[Items from a dataset]
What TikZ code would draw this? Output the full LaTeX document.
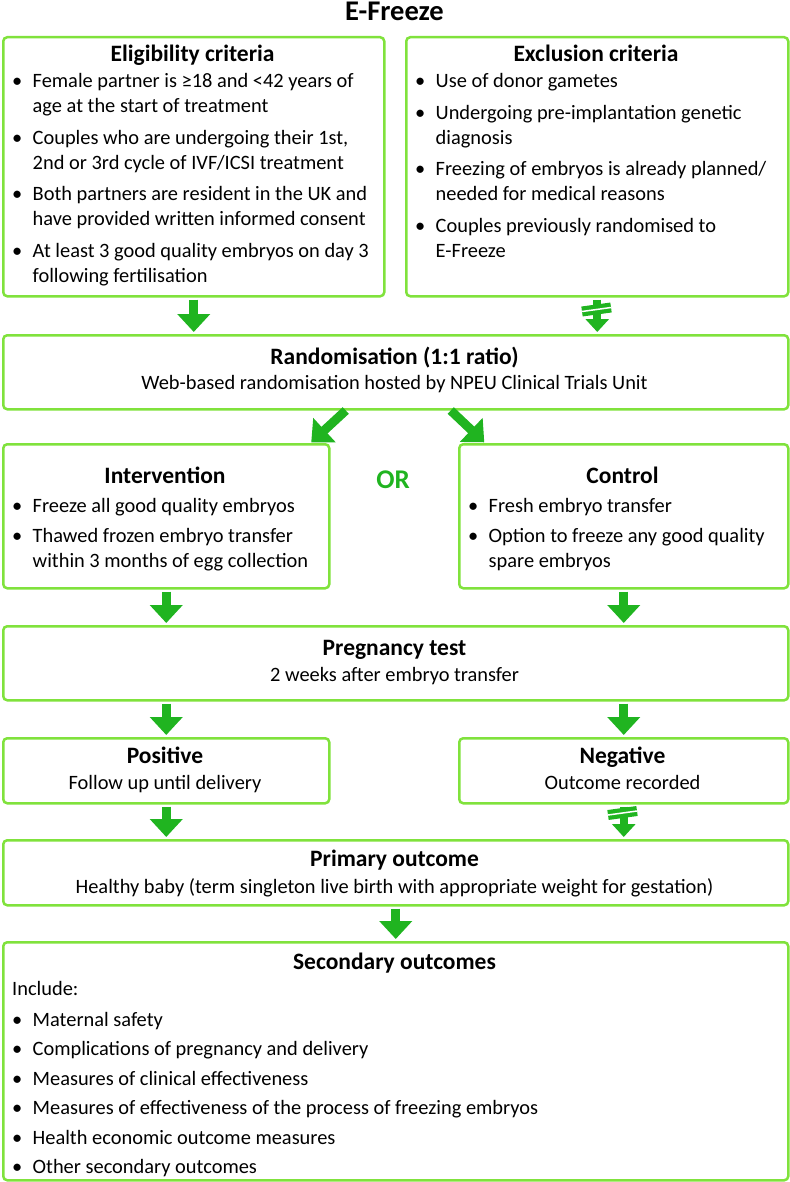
\documentclass[tikz,border=0pt]{standalone}
\usepackage{fontspec}
\setmainfont{Carlito}
\usetikzlibrary{arrows.meta}
\definecolor{boxgreen}{RGB}{128,226,60}
\definecolor{arrowgreen}{RGB}{32,180,32}
\newcommand{\itemdot}{\makebox[20.5pt][l]{\textbullet}}
\newcommand{\itemgap}{\hspace*{20.5pt}}
\tikzset{
  box/.style={draw=boxgreen, line width=2.5pt, rounded corners=4pt, fill=white, inner sep=0pt, anchor=north west},
  head/.style={font=\fontsize{23.5}{28}\selectfont\bfseries, inner sep=0pt, anchor=base},
  body/.style={font=\fontsize{20.4}{25}\selectfont, inner sep=0pt},
  flow/.style={draw=arrowgreen, line width=9pt, -{Triangle[width=32pt,length=18pt]}, shorten <=2pt, shorten >=2pt},
  blocked/.style={draw=arrowgreen, line width=8pt, -{Triangle[width=23pt,length=13pt]}, shorten <=2pt, shorten >=2pt},
  blockbar/.style={draw=arrowgreen, line width=10pt},
}
\begin{document}
\begin{tikzpicture}[x=1pt,y=-1pt]
\useasboundingbox (0,0) rectangle (789,1182);
\node[font=\fontsize{28.5}{32}\selectfont\bfseries, inner sep=0pt, anchor=base] (title) at (394.5,21) {E-Freeze};
% boxes
\node[box, minimum width=381pt, minimum height=259pt] (elig) at (2,36) {};
\node[box, minimum width=382pt, minimum height=259pt] (excl) at (405,36) {};
\node[box, minimum width=785pt, minimum height=74pt] (random) at (2,334) {};
\node[box, minimum width=326pt, minimum height=144pt] (interv) at (2,443) {};
\node[box, minimum width=329pt, minimum height=144pt] (ctrl) at (458,443) {};
\node[box, minimum width=785pt, minimum height=74pt] (preg) at (2,625) {};
\node[box, minimum width=326pt, minimum height=65pt] (pos) at (2,737) {};
\node[box, minimum width=329pt, minimum height=65pt] (neg) at (458,737) {};
\node[box, minimum width=785pt, minimum height=65pt] (primary) at (2,839) {};
\node[box, minimum width=785pt, minimum height=238pt] (second) at (2,941) {};
% texts
\node[head] (elig-h) at (192.5,62) {Eligibility criteria};
\node[body, anchor=base west] (elig-l) at (12,88) {\begin{tabular}[t]{@{}l@{}}
\itemdot Female partner is ≥18 and <42 years of\\
\itemgap age at the start of treatment\\[6.5pt]
\itemdot Couples who are undergoing their 1st,\\
\itemgap 2nd or 3rd cycle of IVF/ICSI treatment\\[6.5pt]
\itemdot Both partners are resident in the UK and\\
\itemgap have provided written informed consent\\[6.5pt]
\itemdot At least 3 good quality embryos on day 3\\
\itemgap following fertilisation
\end{tabular}};
\node[head] (excl-h) at (596,62) {Exclusion criteria};
\node[body, anchor=base west] (excl-l) at (415,88) {\begin{tabular}[t]{@{}l@{}}
\itemdot Use of donor gametes\\[6.5pt]
\itemdot Undergoing pre-implantation genetic\\
\itemgap diagnosis\\[6.5pt]
\itemdot Freezing of embryos is already planned/\\
\itemgap needed for medical reasons\\[6.5pt]
\itemdot Couples previously randomised to\\
\itemgap E-Freeze
\end{tabular}};
\node[head] (random-h) at (394.5,364) {Randomisation (1:1 ratio)};
\node[body, anchor=base] (random-s) at (394.5,389) {Web-based randomisation hosted by NPEU Clinical Trials Unit};
\node[head] (interv-h) at (165,483) {Intervention};
\node[body, anchor=base west] (interv-l) at (12,512) {\begin{tabular}[t]{@{}l@{}}
\itemdot Freeze all good quality embryos\\[5pt]
\itemdot Thawed frozen embryo transfer\\
\itemgap within 3 months of egg collection
\end{tabular}};
\node[font=\fontsize{27}{30}\selectfont\bfseries, text=arrowgreen, inner sep=0pt, anchor=base] (or) at (393,488) {OR};
\node[head] (ctrl-h) at (622.5,483) {Control};
\node[body, anchor=base west] (ctrl-l) at (468,512) {\begin{tabular}[t]{@{}l@{}}
\itemdot Fresh embryo transfer\\[5pt]
\itemdot Option to freeze any good quality\\
\itemgap spare embryos
\end{tabular}};
\node[head] (preg-h) at (394.5,655) {Pregnancy test};
\node[body, anchor=base] (preg-s) at (394.5,681) {2 weeks after embryo transfer};
\node[head] (pos-h) at (165,763) {Positive};
\node[body, anchor=base] (pos-s) at (165,789) {Follow up until delivery};
\node[head] (neg-h) at (622.5,763) {Negative};
\node[body, anchor=base] (neg-s) at (622.5,789) {Outcome recorded};
\node[head] (primary-h) at (394.5,866) {Primary outcome};
\node[body, anchor=base] (primary-s) at (394.5,893) {Healthy baby (term singleton live birth with appropriate weight for gestation)};
\node[head] (second-h) at (394.5,969) {Secondary outcomes};
\node[body, anchor=base west] (second-l) at (12,995) {\begin{tabular}[t]{@{}l@{}}
Include:\\[6pt]
\itemdot Maternal safety\\[4.5pt]
\itemdot Complications of pregnancy and delivery\\[4.5pt]
\itemdot Measures of clinical effectiveness\\[4.5pt]
\itemdot Measures of effectiveness of the process of freezing embryos\\[4.5pt]
\itemdot Health economic outcome measures\\[4.5pt]
\itemdot Other secondary outcomes
\end{tabular}};
% arrows
\draw[flow] (elig.south) -- (elig.south |- random.north);
\draw[blocked] (excl.south) -- (excl.south |- random.north);
\draw[blockbar] (582,311.5) -- (611,307.5);
\draw[white, line width=1.5pt] (582,311.5) -- (611,307.5);
\draw[flow, shorten <=0pt, shorten >=1pt] ([xshift=-50pt]random.south) -- ([xshift=-20pt]interv.north east);
\draw[flow, shorten <=0pt, shorten >=1pt] ([xshift=55pt]random.south) -- ([xshift=27pt]ctrl.north west);
\draw[flow] (interv.south) -- (interv.south |- preg.north);
\draw[flow] (ctrl.south) -- (ctrl.south |- preg.north);
\draw[flow] (pos.north |- preg.south) -- (pos.north);
\draw[flow] (neg.north |- preg.south) -- (neg.north);
\draw[flow] (pos.south) -- (pos.south |- primary.north);
\draw[blocked] (neg.south) -- (neg.south |- primary.north);
\draw[blockbar] (608,815) -- (637,811);
\draw[white, line width=1.5pt] (608,815) -- (637,811);
\draw[flow] (primary.south) -- (second.north);
\end{tikzpicture}
\end{document}
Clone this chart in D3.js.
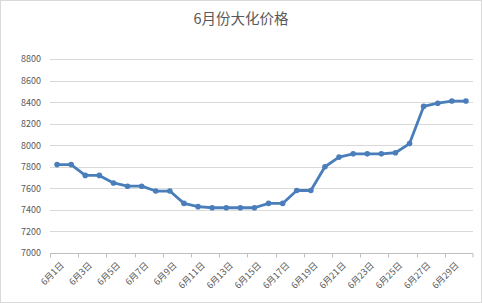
<!DOCTYPE html>
<html>
<head>
<meta charset="utf-8">
<script src="https://cdn.jsdelivr.net/npm/d3@7"></script>
<style>
  body { margin: 0; background: #fff; }
  #chart { width: 482px; height: 303px; }
</style>
</head>
<body>
<div id="chart"></div>
<script>
// chart data
const title = "6月份大化价格";
const days = d3.range(1, 31).map(d => "6月" + d + "日");
const prices = [7820, 7820, 7720, 7720, 7650, 7620, 7620, 7575, 7575, 7460,
                7430, 7420, 7420, 7420, 7420, 7460, 7460, 7580, 7580, 7800,
                7890, 7920, 7920, 7920, 7930, 8015, 8360, 8390, 8410, 8410];
const yTicks = [7000, 7200, 7400, 7600, 7800, 8000, 8200, 8400, 8600, 8800];

const W = 482, H = 303;
const margin = { top: 59, right: 9, bottom: 50, left: 50 };
const width = W - margin.left - margin.right;
const height = H - margin.top - margin.bottom;
const font = "'Noto Sans CJK SC', 'Noto Sans', sans-serif";
const blue = "#4a7ebb";

const svg = d3.select("#chart").append("svg")
  .attr("width", W)
  .attr("height", H);

// outer chart border
svg.append("rect")
  .attr("x", 0.5).attr("y", 0.5)
  .attr("width", W - 1).attr("height", H - 1)
  .attr("fill", "#fff")
  .attr("stroke", "#d9d9d9");

svg.append("text")
  .attr("x", W / 2)
  .attr("y", 24)
  .attr("text-anchor", "middle")
  .style("font-family", font)
  .style("font-size", "14.5px")
  .style("fill", "#595959")
  .text(title);

const g = svg.append("g")
  .attr("transform", "translate(" + margin.left + "," + margin.top + ")");

const x = d3.scaleBand()
  .domain(days)
  .range([0, width]);

const y = d3.scaleLinear()
  .domain([7000, 8800])
  .range([height, 0]);

// horizontal gridlines
g.selectAll("line.grid")
  .data(yTicks.slice(1))
  .enter().append("line")
  .attr("class", "grid")
  .attr("x1", 0)
  .attr("x2", width)
  .attr("y1", d => Math.round(y(d)) + 0.5)
  .attr("y2", d => Math.round(y(d)) + 0.5)
  .style("stroke", "#d9d9d9")
  .style("stroke-width", 1);

// y axis labels (no line)
const yAxis = d3.axisLeft(y)
  .tickValues(yTicks)
  .tickFormat(d3.format("d"))
  .tickSize(0)
  .tickPadding(9);

g.append("g")
  .attr("class", "y axis")
  .call(yAxis)
  .call(s => s.select(".domain").remove())
  .selectAll("text")
  .style("font-family", font)
  .style("font-size", "9px")
  .style("fill", "#595959");

// x axis line with tick marks every two categories
const xg = g.append("g")
  .attr("class", "x axis")
  .attr("transform", "translate(0," + (Math.round(height) + 0.5) + ")");

xg.append("line")
  .attr("x1", 0).attr("x2", width)
  .style("stroke", "#bfbfbf");

xg.selectAll("line.tick")
  .data(days.filter((d, i) => i % 2 === 0).concat(["end"]))
  .enter().append("line")
  .attr("class", "tick")
  .attr("x1", d => d === "end" ? width : Math.round(x(d)) + 0.5)
  .attr("x2", d => d === "end" ? width : Math.round(x(d)) + 0.5)
  .attr("y1", 0).attr("y2", 4)
  .style("stroke", "#bfbfbf");

xg.selectAll("text")
  .data(days.filter((d, i) => i % 2 === 0))
  .enter().append("text")
  .attr("transform", d => "translate(" + (x(d) + x.bandwidth() / 2 + 3) + ",8) rotate(-45)")
  .attr("text-anchor", "end")
  .attr("dy", "0.7em")
  .style("font-family", font)
  .style("font-size", "9px")
  .style("fill", "#595959")
  .text(d => d);

// price line
const line = d3.line()
  .x((d, i) => x(days[i]) + x.bandwidth() / 2)
  .y(d => y(d));

g.append("path")
  .datum(prices)
  .attr("d", line)
  .attr("fill", "none")
  .attr("stroke", blue)
  .attr("stroke-width", 2.8)
  .attr("stroke-linejoin", "round")
  .attr("stroke-linecap", "round");

g.selectAll("circle.pt")
  .data(prices)
  .enter().append("circle")
  .attr("class", "pt")
  .attr("cx", (d, i) => x(days[i]) + x.bandwidth() / 2)
  .attr("cy", d => y(d))
  .attr("r", 2.8)
  .attr("fill", blue);
</script>
</body>
</html>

**Brief:** Above are some records; quote exactly and only the lines that begin at the line containing "Clone this chart in D3.js." and stop after the line containing "8400, 8600, 8800];", leaving out the pictures.

**Written reply:**
Clone this chart in D3.js.
<!DOCTYPE html>
<html>
<head>
<meta charset="utf-8">
<script src="https://cdn.jsdelivr.net/npm/d3@7"></script>
<style>
  body { margin: 0; background: #fff; }
  #chart { width: 482px; height: 303px; }
</style>
</head>
<body>
<div id="chart"></div>
<script>
// chart data
const title = "6月份大化价格";
const days = d3.range(1, 31).map(d => "6月" + d + "日");
const prices = [7820, 7820, 7720, 7720, 7650, 7620, 7620, 7575, 7575, 7460,
                7430, 7420, 7420, 7420, 7420, 7460, 7460, 7580, 7580, 7800,
                7890, 7920, 7920, 7920, 7930, 8015, 8360, 8390, 8410, 8410];
const yTicks = [7000, 7200, 7400, 7600, 7800, 8000, 8200, 8400, 8600, 8800];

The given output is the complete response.